According to Article 15 of the GDPR, a data subject can request a data controller to provide them with access to various information, including the purposes of the processing, categories of personal data involved, recipients or categories of recipients to whom the data will be disclosed, duration of data storage, rights to rectify or erase personal data, the right to lodge a complaint, the existence of automated decision-making, and the logic behind it, as well as the potential consequences for the data subject.
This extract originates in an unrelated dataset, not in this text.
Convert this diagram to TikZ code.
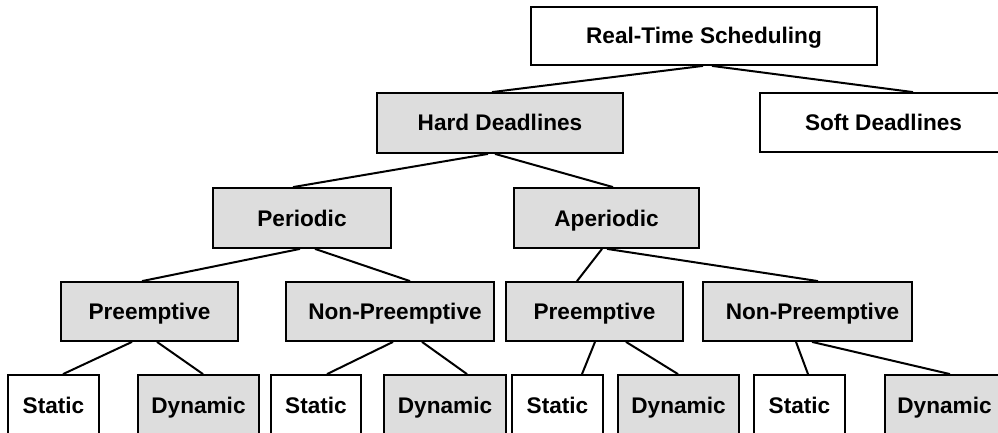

Under Article 12 of the GDPR, data controllers are obligated to communicate information related to DSARs clearly and in plain language. This information must be provided within one month, and if there's a delay, the reasons must be communicated to the data subjects. If the controller doesn't take action on the request, they must inform the data subject promptly, explaining the reasons and the option to lodge a complaint or seek judicial remedy. Additionally, this information must be provided free of charge, although the controller may charge a fee for repetitive requests, provided they can demonstrate the request's excessive or unfounded nature.
Similar to GDPR, the California Consumer Privacy Act (CCPA) and its follow-up, the California Privacy Rights Act (CPRA), provide consumers with similar rights regarding their personal information. Under the CCPA, consumers have the right to request that businesses disclose certain information. This includes the categories of personal information collected, the sources from which it was collected, the business or commercial purpose for collecting, selling, or sharing the information, the categories of third parties with whom the information is shared, and the specific pieces of personal information collected about the consumer.
While these privacy legislations grant data subjects the right to access their personal data, they also present certain challenges. Firstly, in the case of personal data collected through AI, it becomes difficult for the data controller to provide precise information. This is due to the nature of AI, where collected data is used to generate new data through inference, resulting in a dataset that may differ significantly from the original data provided by the data subject. This phenomenon, as described by Daniel Solove, is known as the 'aggregation effect,' where small pieces of data lead to the creation of a substantial amount of data, often exceeding the initial purpose for which it was collected. While entities/businesses collect consent through privacy notices from data subjects for data ‘collection and usage’, the privacy policy never mentions data ‘generation’. Data generation based on inferences defeats the principle of ‘data minimization’, which is one of the foundations of data protection legislation.
Secondly, DSARs necessitate that the data controller elucidate the rationale behind decisions made. While this is relatively straightforward for manual decision-making processes, it becomes challenging when decisions are automated by artificial intelligence (AI). As previously discussed, algorithms are intricate, and their opaque nature makes it arduous to comprehend how a specific decision was reached. In an era where AI increasingly governs decision-making processes, fulfilling such a right for data subjects becomes practically unattainable.
Road Ahead
As the influence of AI expands, it becomes imperative to reassess how privacy legislations address automated decision-making processes. In addition to granting rights to data subjects, it would be advantageous to subject AI systems to risk assessments. Such assessments would facilitate an understanding of the potential risks associated with data collection and generation, allowing for the implementation of appropriate measures to mitigate these risks. This could be complemented by robust data auditing practices. Furthermore, adopting a regulatory framework tailored to address the evolving challenges posed by AI would be beneficial. This approach, coupled with transparent explanations of AI models, would enable data controllers to effectively manage DSAR inquiries and strategically plan their responses.